Come non contemplare? Come non stupire? Come non gioire? Come non prostrarsi ad adorare? Come non lodare e ringraziare? Non passiamo oltre troppo facilmente, fratelli, a questo Mistero, ci faremmo del male, ci priveremmo di qualcosa di cui ha estremo bisogno il nostro cuore. Il nostro povero cuore, che spesso sanguina, che spesso si sente ferito, che spesso si sente secco e arido, privo di quell’acqua, l’acqua dell’amore, di cui ha tanto bisogno, e che nessuno riesce a dargli in modo compiuto… il nostro povero cuore può immergersi, inabissarsi e dissetarsi all’amore di quel nato Bambino, a quel piccolo cuore che in realtà è il grande cuore di Dio, cuore che sempre ama, che solo ama, che ama il misero, il povero, e anche l’ingrato e il peccatore; che ama me -può dire ciascuno di noi- benché tante volte io l’abbia dimenticato, trascurato e offeso. Non priviamoci di questo amore!

E da quel Bambino lasciamoci rendere capaci, a nostra volta, di amare. Di amare non solo chi è amabile (neanche noi lo eravamo per lui), ma di amare come ha amato lui, con un amore non semplicemente umano, ma divino.

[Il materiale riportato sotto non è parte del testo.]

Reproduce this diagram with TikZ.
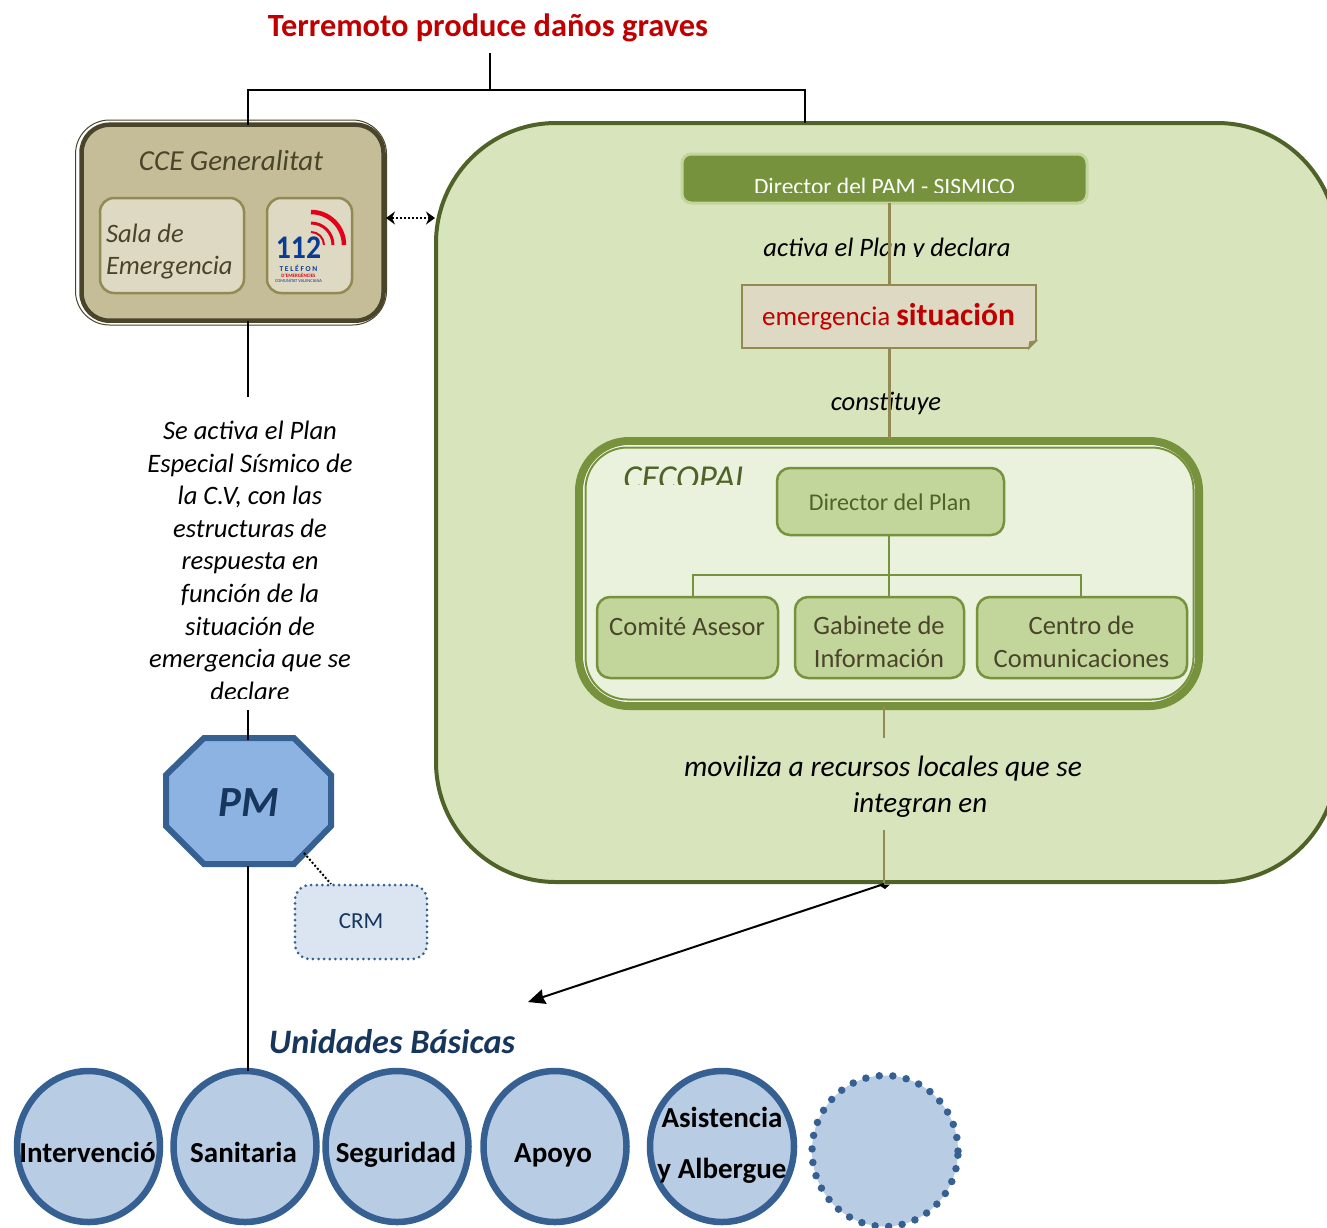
\documentclass[tikz,border=0pt]{standalone}
\usepackage{xcolor}
\usepackage{fontspec}
\setmainfont{Carlito}
\definecolor{cceFill}{HTML}{C4BD97}
\definecolor{cceEdge}{HTML}{4A452A}
\definecolor{cceLight}{HTML}{DDD9C3}
\definecolor{cceTan}{HTML}{938953}
\definecolor{pamFill}{HTML}{D8E4BC}
\definecolor{pamEdge}{HTML}{4F6228}
\definecolor{dirGreen}{HTML}{76923C}
\definecolor{dirLight}{HTML}{C2D69B}
\definecolor{cecoFill}{HTML}{EAF1DD}
\definecolor{pmFill}{HTML}{8DB3E2}
\definecolor{pmEdge}{HTML}{366092}
\definecolor{navyText}{HTML}{17365D}
\definecolor{crmFill}{HTML}{DBE5F1}
\definecolor{unitFill}{HTML}{B8CCE4}
\definecolor{alarmRed}{HTML}{C00000}
\definecolor{logoBlue}{HTML}{0A3C96}
\definecolor{logoRed}{HTML}{E2001A}
\usepackage{tikz}
\usetikzlibrary{shapes.geometric, arrows.meta, positioning}
\tikzset{
  every node/.style={outer sep=0pt, inner sep=0pt},
  blackline/.style={black, line width=1.8pt},
  tanline/.style={cceTan, line width=3pt},
  orgline/.style={dirGreen, line width=2.5pt},
  ccebox/.style={rectangle, rounded corners=14pt, fill=cceLight, draw=cceTan, line width=2.5pt},
  orgbox/.style={rectangle, rounded corners=13pt, fill=dirLight, draw=dirGreen, line width=2.5pt},
  orgtext/.style={text=cceEdge, align=center, font=\fontsize{26.5}{33}\selectfont},
  saying/.style={text=black, font=\fontsize{26.6}{30}\selectfont\itshape},
  unidad/.style={ellipse, minimum width=#1, minimum height=151pt, fill=unitFill, draw=pmEdge, line width=6.5pt},
  unidadtext/.style={text=black, align=center, font=\fontsize{29}{51}\selectfont\bfseries}
}
\begin{document}
\begin{tikzpicture}[x=1pt, y=-1pt]
  \useasboundingbox (0,0) rectangle (1327,1227);
  % big green panel, runs off the right edge
  \begin{scope}
    \clip (0,0) rectangle (1327,1227);
    \node[rectangle, rounded corners=120pt, fill=pamFill, draw=pamEdge, line width=4pt, minimum width=901pt, minimum height=759pt] (pam) at (886.5,502.5) {};
  \end{scope}
  \node[text=alarmRed, font=\fontsize{32.4}{38}\selectfont\bfseries] (titulo) at (488,28) {Terremoto produce daños graves};
  % CCE block
  \node[rectangle, rounded corners=34pt, fill=white, draw=cceEdge, line width=1pt, minimum width=311pt, minimum height=205pt] (cceout) at (231,222.5) {};
  \node[rectangle, rounded corners=28pt, fill=cceFill, draw=cceEdge, line width=4.5pt, minimum width=302pt, minimum height=196pt] (cce) at (232.5,222.7) {};
  \node[text=cceEdge, font=\fontsize{29}{32}\selectfont\itshape] (ccelabel) at (231,161) {CCE Generalitat};
  \node[ccebox, minimum width=144pt, minimum height=95pt] (sala) at (172,245.5) {};
  \node[text=cceEdge, align=left, anchor=west, font=\fontsize{26.6}{32}\selectfont\itshape] (salatext) at (106,252) {Sala de\\Emergencia};
  \node[ccebox, minimum width=85pt, minimum height=95pt] (tel) at (309.5,245.5) {};
  % 112 logo
  \foreach \r/\w in {33/4.5, 22/3, 13/2}
    \draw[logoRed, line width=\w pt] (311,245-\r) arc[start angle=-90, end angle=0, radius=\r];
  \node[text=logoBlue, xscale=0.9, transform shape, font=\fontsize{33}{33}\selectfont\bfseries] (num) at (298.5,248) {112};
  \node[text=logoBlue, font=\fontsize{7.5}{8}\selectfont\bfseries] (telefon) at (298.5,268) {T E L É F O N};
  \node[text=logoRed, font=\fontsize{5}{6}\selectfont\bfseries] (emerg) at (298.5,275) {D'EMERGÈNCIES};
  \node[text=logoBlue, font=\fontsize{4.5}{5}\selectfont] (comun) at (298.5,281) {COMUNITAT VALENCIANA};
  % text under CCE, last line cut
  \begin{scope}
    \clip (100,410) rectangle (400,698);
    \node[text=black, align=center, anchor=north, font=\fontsize{26.6}{32.6}\selectfont\itshape] (plantext) at (250,421) {Se activa el Plan\\Especial Sísmico de\\la C.V, con las\\estructuras de\\respuesta en\\función de la\\situación de\\emergencia que se\\declare};
  \end{scope}
  \coordinate (plantop) at (248,397);
  \coordinate (planend) at (248,710);
  % green side
  \node[rectangle, rounded corners=9pt, fill=dirGreen, draw=dirLight, line width=3pt, minimum width=405pt, minimum height=49pt] (dirpam) at (884.5,178.5) {};
  \begin{scope}
    \clip (700,160) rectangle (1070,192.5);
    \node[text=white, font=\fontsize{23.5}{27}\selectfont] (dirpamtext) at (884.5,186.5) {Director del PAM - SISMICO};
  \end{scope}
  \begin{scope}
    \clip (700,230) rectangle (1070,256);
    \node[saying] (activa) at (887,249) {activa el Plan y declara};
  \end{scope}
  \node[rectangle, fill=cceLight, draw=cceTan, line width=2pt, minimum width=294pt, minimum height=63pt] (emergencia) at (889,316.5) {};
  \fill[pamFill] (1037.5,339) -- (1037.5,349.5) -- (1027,349.5) -- cycle;
  \fill[cceTan, draw=cceTan, line width=1.5pt] (1036,341) -- (1029,348) -- (1030,342) -- cycle;
  \node[text=alarmRed, font=\fontsize{27}{30}\selectfont] (emergenciatext) at (888.5,317) {emergencia \fontsize{31.5}{30}\selectfont\bfseries situación};
  \node[saying] (constituye) at (886,403) {constituye};
  \draw[tanline] (emergencia.north |- dirpam.south) -- (emergencia.north);
  % CECOPAL
  \node[rectangle, rounded corners=50pt, fill=white, draw=dirGreen, line width=8pt, minimum width=620pt, minimum height=265pt] (cecopal) at (889,573.5) {};
  \draw[tanline] (emergencia.south) -- ([yshift=2pt]cecopal.north);
  \node[rectangle, rounded corners=42pt, fill=cecoFill, draw=dirGreen, line width=2pt, minimum width=608pt, minimum height=252pt] (cecoin) at (889.5,573.5) {};
  \begin{scope}
    \clip (610,455) rectangle (770,484);
    \node[text=pamEdge, anchor=base, font=\fontsize{35}{40}\selectfont\itshape] (cecotext) at (686.5,489) {CECOPAL};
  \end{scope}
  \node[orgbox, minimum width=227pt, minimum height=67pt] (dirplan) at (890.5,501.5) {};
  \node[text=pamEdge, font=\fontsize{24}{28}\selectfont] (dirplantext) at (890,502) {Director del Plan};
  \node[orgbox, minimum width=181pt, minimum height=81pt] (comite) at (687.5,637.5) {};
  \node[orgbox, minimum width=169pt, minimum height=81pt] (gabinete) at (879.5,637.5) {};
  \node[orgbox, minimum width=210pt, minimum height=81pt] (centro) at (1082,637.5) {};
  \node[orgtext] (comitetext) at (687,626) {Comité Asesor};
  \node[orgtext] (gabinetetext) at (879,641.5) {Gabinete de\\Información};
  \node[orgtext] (centrotext) at (1081.5,641.5) {Centro de\\Comunicaciones};
  \coordinate (busleft) at (693,575);
  \coordinate (busmid) at (889,575);
  \coordinate (busright) at (1081,575);
  \draw[orgline] (busmid |- dirplan.south) -- (busmid |- gabinete.north);
  \draw[orgline] (busleft |- comite.north) -- (busleft) -- (busright) -- (busright |- centro.north);
  \node[text=black, font=\fontsize{29.5}{34}\selectfont\itshape] (moviliza) at (883,769) {moviliza a recursos locales que se};
  \node[text=black, font=\fontsize{29}{34}\selectfont\itshape] (integran) at (920,805) {integran en};
  \coordinate (movtop) at (884,738);
  \coordinate (movlow) at (884,830);
  \coordinate (movend) at (884,884);
  \coordinate (unidadtip) at (528,1002);
  \draw[cceTan, line width=2pt] (movtop |- cecopal.south) -- (movtop);
  \draw[cceTan, line width=2pt] (movlow) -- (movend);
  \draw[black, line width=2pt, -{Stealth[length=17pt, width=15pt, inset=1.5pt]}] (movend) -- (unidadtip);
  \fill[black] (878,884.5) -- (890,884.5) -- (885,889) -- cycle;
  % PM and CRM
  \draw[fill=pmFill, draw=pmEdge, line width=6pt] (204,738) -- (294,738) -- (331,775) -- (331,826) -- (294,864) -- (204,864) -- (166,826) -- (166,775) -- cycle;
  \node[rectangle, minimum width=165pt, minimum height=126pt, text=navyText, font=\fontsize{43}{46}\selectfont\bfseries\itshape] (pm) at (248.5,803) {PM};
  \node[rectangle, rounded corners=15pt, fill=crmFill, draw=pmEdge, line width=3pt, dash pattern=on 0pt off 5.6pt, line cap=round, minimum width=132pt, minimum height=74pt] (crm) at (361,922) {};
  \node[text=navyText, font=\fontsize{23}{27}\selectfont] (crmtext) at (361,921) {CRM};
  \node[text=navyText, font=\fontsize{34.3}{38}\selectfont\bfseries\itshape] (basicas) at (392,1042) {Unidades Básicas};
  % basic units
  \foreach \name/\x/\txt/\tx in {intervencion/88.5/Intervenció/87.5, sanitaria/245/Sanitaria/243.5, seguridad/397/Seguridad/396, apoyo/555/Apoyo/553}{
    \node[unidad=143pt] (\name) at (\x,1146.5) {};
    \node[unidadtext, anchor=base] (\name text) at (\tx,1162.5) {\txt};
  }
  \node[unidad=144pt] (asistencia) at (722,1146.5) {};
  \node[unidadtext] (asistenciatext) at (722,1145.5) {Asistencia\\y Albergue};
  \node[ellipse, minimum width=146pt, minimum height=151pt, fill=unitFill, draw=pmEdge, line width=7.5pt, line cap=round, dash pattern=on 0pt off 13.6pt] (otra) at (885,1151) {};
  % black connectors
  \coordinate (treetop) at (490,53);
  \coordinate (treemid) at (490,90);
  \coordinate (treeleft) at (248,90);
  \coordinate (treeright) at (805,90);
  \draw[blackline] (treetop) -- (treemid);
  \draw[blackline] (cce.north -| treeleft) -- (treeleft) -- (treeright) -- (treeright |- pam.north);
  \draw[blackline] (cce.south -| plantop) -- (plantop);
  \draw[blackline] (planend) -- (planend |- pm.north);
  \draw[blackline] (pm.south -| planend) -- (planend |- sanitaria.north);
  \coordinate (dotleft) at (386,218);
  \coordinate (dotright) at (435,218);
  \draw[black, line width=2pt, dotted, {Stealth[length=9pt, width=13pt, inset=3pt]}-{Stealth[length=9pt, width=13pt, inset=3pt]}] (dotleft) -- (dotright);
  \draw[black, line width=2pt, dotted] (304,853) -- (331,884);
\end{tikzpicture}
\end{document}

Nelle nostre case abbiamo allestito il presepio: in questo tempo di Natale lo guarderemo, ci prenderemo del tempo per fissare lo sguardo sulla capanna, sul Bambino di quella capanna, e con fede, con devozione potremo prendere in mano la corona del Rosario e passare tra le dita i grani anziché dicendo ‘Ave Maria’, dicendo ad ognuno di essi, con calma: “Il Verbo si è fatto carne… il Verbo si è fatto carne… il Verbo si è fatto carne…”. Sarà un bel modo per vivere il Natale.